Trump's Interior, EPA Hit the Pause Button on Methane Rules
An oil and gas trade group described the methane rule as "a vast overreach by the prior administration."
Courtesy of WildEarth Guardians
A federal judge refused to stop it. So did the U.S. Senate. So the Trump administration decided to take the initiative and hit the brakes, delaying for two years implementation of one of the most hotly contested environmental measures devised by the Obama White House — a pair of rules intended to limit methane emissions by oil and gas operations.
In separate but coordinated actions, the Environmental Protection Agency announced earlier this week that it would suspend any action on new limits for methane pollution from oil and gas wells. This came on the heels of notice from the Bureau of Land Management that it, too, would delay adoption of new standards that would reduce the amount of methane that could be vented or burned off on drilling leases on public and tribal lands.

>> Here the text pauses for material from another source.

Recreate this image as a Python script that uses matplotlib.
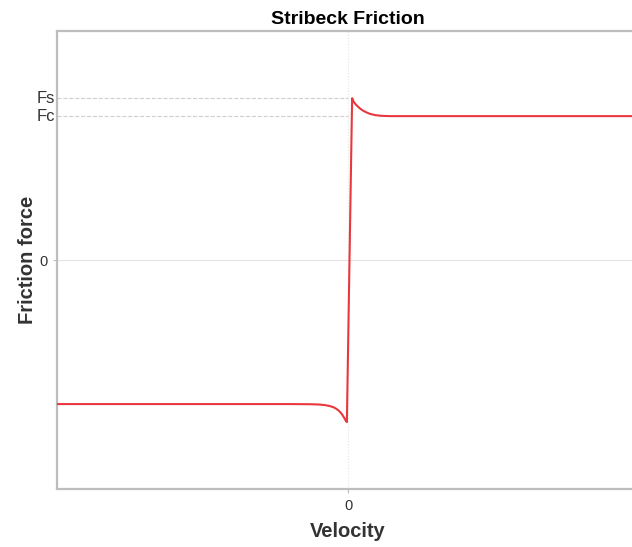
import numpy as np
import matplotlib.pyplot as plt
from matplotlib.transforms import blended_transform_factory

plt.rcParams['font.family'] = ['Liberation Sans', 'DejaVu Sans']

# points (velocity, friction force), Fc = 1
velocity = np.array([-10.0, -2.0, -1.3, -1.0, -0.8, -0.62, -0.5, -0.41, -0.33, -0.27,
                     -0.21, -0.17, -0.12, -0.07, -0.04,
                     0.14, 0.17, 0.20, 0.27, 0.34, 0.41, 0.50, 0.62, 0.75, 0.93,
                     1.15, 1.44, 2.0, 10.0])
force = np.array([-1.0, -1.0, -1.001, -1.003, -1.007, -1.014, -1.022, -1.032, -1.044, -1.056,
                  -1.07, -1.083, -1.10, -1.118, -1.125,
                  1.125, 1.11, 1.098, 1.080, 1.066, 1.053, 1.040, 1.027, 1.016, 1.007,
                  1.002, 1.0, 1.0, 1.0])

Fs = 1.125
Fc = 1.0
level_vals = [Fs, Fc]
level_labels = ['Fs', 'Fc']


def main():
    fig = plt.figure(figsize=(6.32, 5.47), dpi=100)
    ax = fig.add_axes([0.0902, 0.106, 0.921, 0.837])

    ax.axhline(0, color='#e4e4e4', lw=0.8, zorder=0)
    ax.axvline(0, color='#e4e4e4', lw=0.8, ls=':', zorder=0)
    for val, lab in zip(level_vals, level_labels):
        ax.plot([-10, 0], [val, val], color='#cfcfcf', lw=0.8, ls='--', zorder=1)
        trans = blended_transform_factory(ax.transAxes, ax.transData)
        ax.text(-0.003, val, lab, transform=trans, ha='right', va='center',
                fontsize=12, color='#333333')

    ax.plot(velocity, force, color='#e8383d', lw=1.5, zorder=3)

    ax.set_xlim(-10, 10)
    ax.set_ylim(-1.59, 1.59)
    ax.set_xticks([0])
    ax.set_xticklabels(['0'])
    ax.set_yticks([0])
    ax.set_yticklabels(['0'])

    for side in ['left', 'bottom', 'top']:
        ax.spines[side].set_color('#bdbdbd')
        ax.spines[side].set_linewidth(1.6)
    ax.spines['right'].set_visible(False)
    ax.tick_params(colors='#bdbdbd', labelcolor='#333333', labelsize=10.5, length=3, pad=4)

    ax.set_title('Stribeck Friction', fontsize=14, fontweight='bold', pad=5)
    ax.set_xlabel('Velocity', fontsize=14.5, fontweight='bold', color='#333333')
    ax.set_ylabel('Friction force', fontsize=14.5, fontweight='bold', color='#333333')
    ax.xaxis.set_label_coords(0.5, -0.072)
    ax.yaxis.set_label_coords(-0.034, 0.5)

    fig.savefig('out.png', dpi=100)


if __name__ == "__main__":
    main()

The decision was hailed by energy trade groups, including the Denver-based Western Energy Alliance, which had unsuccessfully sought a preliminary injunction against the BLM rule in a Wyoming federal court last January. Just a few weeks ago the effort to stall the new methane standards met another defeat in the Senate, which narrowly rejected legislation that would have killed the rule.
In a prepared statement, WEA president Kathleen Sgamma said that both rules "vastly exceeded federal authority." She added that gas companies have already reduced methane emissions substantially over the years while increasing production, without the heavy hand of added federal regulations: "The Trump administration is correcting that overreach from the prior administration, thereby saving jobs and supporting American energy independence."
Environmental groups castigated Secretary of the Interior Ryan Zinke and EPA chief Scott Pruitt for ignoring strong public support for the new rules. "Methane waste seriously and urgently threatens our climate, our pocketbook, and public health," said Western Environmental Law Center executive director Erik Schlenker-Goodrich in a press release. "If there was any doubt who Secretary Zinke serves in his position, it's now abundantly clear it's not the American public."
Supporters of the rule have argued that it would promote health benefits, as well as direct financial savings for the government, by taking 180,000 tons of methane out of the atmosphere each year. Forcing oil and gas producers to capture more methane would also result in up to a $13 million boost in royalty payments due to the government for product that now gets "flared" away.
Colorado's own regulations regarding methane emissions, considered among the most restrictive in the country, were implemented with broad support and input from the industry in 2013. At the time, the Colorado Department of Public Health and Environment estimated that the new requirements would reduce emissions of hydrocarbons and other volatile organic compounds (VOC) from oil and gas production by about a third, or 92,000 tons a year — more than the total VOC spewed by all the state's cars.